Lesson 11

In this warm-up, students practice noticing perfect squares including fractions, whole numbers, and expressions containing variables. In the associated Algebra 1 lesson, students recognize quadratic expressions in standard form as perfect squares. The practice here will help students prepare for that work.

The purpose of the discussion is for students to recognize traits of perfect squares. Select students to share their solutions and reasoning. Ask students,

• “When an expression is a product of a number and a variable, like \(49a^2\) or \(8p^2\), how do we know if it is a perfect square?” (Both the number and variable must be perfect squares. In the examples, 49 is a perfect square and \(a^2\) is also a perfect square, but 8 is not a perfect square even though \(p^2\) is, so \(8p^2\) is not a perfect square.)
• “The expression \(3c^2\) is not a perfect square, but \((3c)^2\) is. Explain the difference.” (In the first expression, 3 is not being squared and is not a perfect square itself, so the expression is not a perfect square. In the second expression, both the 3 and \(c\) are being squared, so the entire thing is a perfect square.)

In this activity, students solve quadratic equations that can be written as a perfect square equal to a constant. In the associated Algebra 1 lesson, students recognize patterns of quadratic equations that can be written as perfect squares. The work of this activity supports students in solving those equations after they have been written as perfect squares.

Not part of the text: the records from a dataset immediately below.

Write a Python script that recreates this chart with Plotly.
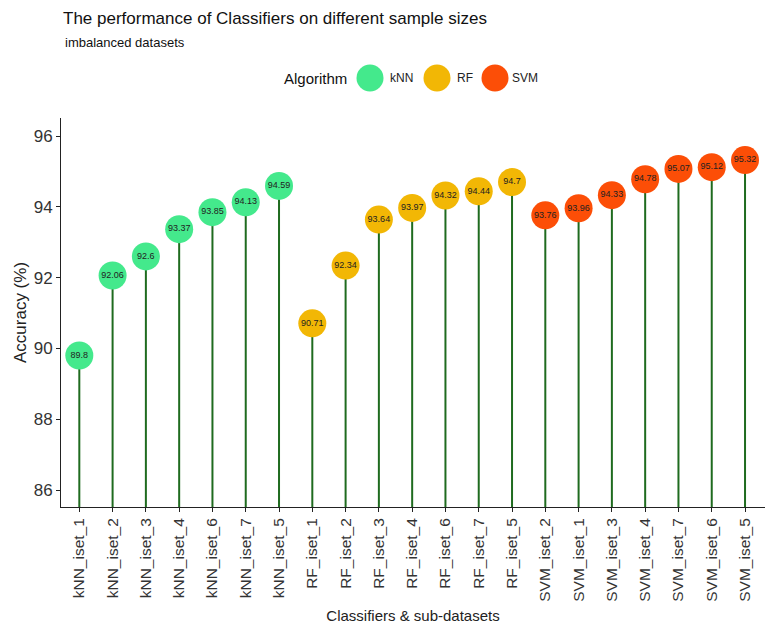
import plotly.graph_objects as go

categories = ["kNN_iset_1", "kNN_iset_2", "kNN_iset_3", "kNN_iset_4", "kNN_iset_6", "kNN_iset_7", "kNN_iset_5",
              "RF_iset_1", "RF_iset_2", "RF_iset_3", "RF_iset_4", "RF_iset_6", "RF_iset_7", "RF_iset_5",
              "SVM_iset_2", "SVM_iset_1", "SVM_iset_3", "SVM_iset_4", "SVM_iset_7", "SVM_iset_6", "SVM_iset_5"]
accuracy = [89.8, 92.06, 92.6, 93.37, 93.85, 94.13, 94.59,
            90.71, 92.34, 93.64, 93.97, 94.32, 94.44, 94.7,
            93.76, 93.96, 94.33, 94.78, 95.07, 95.12, 95.32]
algorithm = ["kNN"] * 7 + ["RF"] * 7 + ["SVM"] * 7
algorithms = ["kNN", "RF", "SVM"]
colors = {"kNN": "#44E98C", "RF": "#F2B705", "SVM": "#FC4E07"}
y_ticks = [86, 88, 90, 92, 94, 96]
y_range = [85.52, 96.51]

font = "Liberation Sans, Arial, sans-serif"
W, H = 778, 632
OFF = 8  # page body margin
L, R, T, B = 61 - OFF, 21, 118 - OFF, 133
PW, PH = W - L - R, H - T - B

fig = go.Figure()

# stems
sx, sy = [], []
for c, v in zip(categories, accuracy):
    sx += [c, c, None]
    sy += [y_range[0], v, None]
fig.add_trace(go.Scatter(x=sx, y=sy, mode="lines", line=dict(color="#1F6B1F", width=2),
                         showlegend=False, hoverinfo="skip"))

for a in algorithms:
    xs = [c for c, g in zip(categories, algorithm) if g == a]
    ys = [v for v, g in zip(accuracy, algorithm) if g == a]
    fig.add_trace(go.Scatter(
        x=xs, y=ys, mode="markers+text", name=a, showlegend=False,
        marker=dict(size=28, color=colors[a], line=dict(width=0)),
        text=[f"{v:g}" for v in ys], textposition="middle center",
        textfont=dict(size=9, color="#222222", family=font),
    ))


# manual legend (layout decoration); page pixel -> paper coords
def px_x(p):
    return (p - OFF - L) / PW


def px_y(p):
    return 1 + (T - (p - OFF)) / PH


leg_y = 78
shapes = []
annotations = [
    dict(text="imbalanced datasets", xref="paper", yref="paper",
         x=px_x(63), y=px_y(42), xanchor="left", yanchor="middle",
         showarrow=False, font=dict(size=13, color="#111111")),
    dict(text="Algorithm", xref="paper", yref="paper",
         x=px_x(282), y=px_y(leg_y), xanchor="left", yanchor="middle",
         showarrow=False, font=dict(size=15, color="#111111")),
]
leg_circle_x = {"kNN": 370, "RF": 437, "SVM": 495}
leg_text_x = {"kNN": 388, "RF": 455, "SVM": 510}
for a in algorithms:
    shapes.append(dict(type="circle", xref="paper", yref="paper",
                       xsizemode="pixel", ysizemode="pixel",
                       xanchor=px_x(leg_circle_x[a]), yanchor=px_y(leg_y),
                       x0=-13.5, x1=13.5, y0=-13.5, y1=13.5,
                       fillcolor=colors[a], line=dict(width=0)))
    annotations.append(dict(text=a, xref="paper", yref="paper",
                            x=px_x(leg_text_x[a]), y=px_y(leg_y), xanchor="left", yanchor="middle",
                            showarrow=False, font=dict(size=12, color="#222222")))

fig.update_layout(
    width=W, height=H,
    margin=dict(l=L, r=R, t=T, b=B),
    plot_bgcolor="white", paper_bgcolor="white",
    font=dict(family=font, color="#222222"),
    title=dict(text="The performance of Classifiers on different sample sizes",
               x=(63 - OFF) / W, xanchor="left", y=1 - 10 / H, yanchor="middle",
               font=dict(size=17, color="#111111")),
    showlegend=False,
    shapes=shapes,
    annotations=annotations,
)
fig.update_xaxes(
    type="category", categoryorder="array", categoryarray=categories,
    range=[-0.55, len(categories) - 0.4], automargin=False,
    showline=True, linecolor="#222222", linewidth=1,
    ticks="outside", ticklen=4, tickcolor="#222222", tickangle=-90,
    tickfont=dict(size=15.5, color="#333333"), showgrid=False, zeroline=False,
    title=dict(text="Classifiers & sub-datasets", font=dict(size=15, color="#222222"), standoff=9),
)
fig.update_yaxes(
    range=y_range, tickvals=y_ticks, automargin=False,
    showline=True, linecolor="#222222", linewidth=1,
    ticks="outside", ticklen=4, tickcolor="#222222",
    tickfont=dict(size=17, color="#333333"), showgrid=False, zeroline=False,
    title=dict(text="Accuracy (%)", font=dict(size=17, color="#222222"), standoff=2),
)

fig.write_html("out.html")
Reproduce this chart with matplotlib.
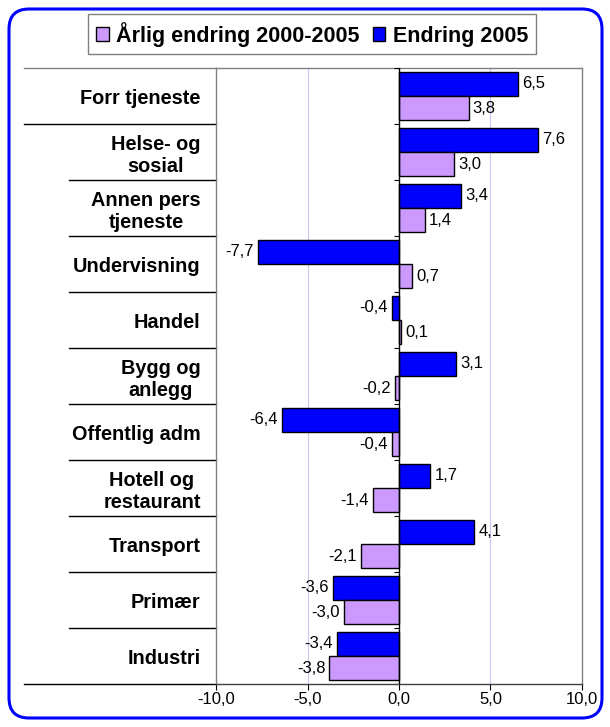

The purpose of the discussion is to remind students of methods for solving quadratic equations that can be written as a perfect square equal to a constant. Select students to share their solutions and reasoning. Ask students,

• “Compare the equations in this activity to an equation like \((x-2)(x+3) = 12\). What is the same? What is different?” (They are all quadratic and can be written as an expression equal to a constant. The ones in the activity, though, can be written as something squared equal to a constant.)
• “Why are there two solutions to each of these equations?” (Since they involve \(x^2\), there are usually 2 values that can square to the same number which provides a second solution.)

In this activity, students work to write simpler versions of expressions. All of the expressions in this row game can be written as a perfect square. Students work in pairs and each partner is responsible for answering the questions in either column A or column B. Although each row has two different problems, they share the same answer. Ensure that students work their problems out independently and collaborate with one another when they do not arrive at the same answers. Students construct viable arguments and critique the reasoning of others (MP3) when they resolve errors by critiquing their partner’s work or explaining their reasoning. In the associated Algebra 1 lesson, students look for quadratic expressions that can be written as perfect squares. Recognizing a perfect square in different forms will support students for the Algebra 1 lesson.

Arrange students in groups of 2. In each group, ask students to decide who will work on column A and who will work on column B.

The purpose of the discussion is for students to recognize some different forms of expressions that can be written as perfect squares. Select groups to share their solutions and methods for rewriting the expressions. Record the simplified expressions for all to see. Ask students,

• “What do you notice about all of the solutions?” (They are all written as something squared.)
• “Expand the last two expressions into standard form. Do you notice anything that might help you recognize them as quadratic expressions that could be written as something squared?” (\((x+3)^2 = x^2 + 6x + 9\) and \((4y-1)^2 = 16y^2 - 8y + 1\). It is ok at this stage if students do not notice any patterns or notice patterns that are specific to these examples. In the associated Algebra 1 lesson students will start to recognize these patterns.)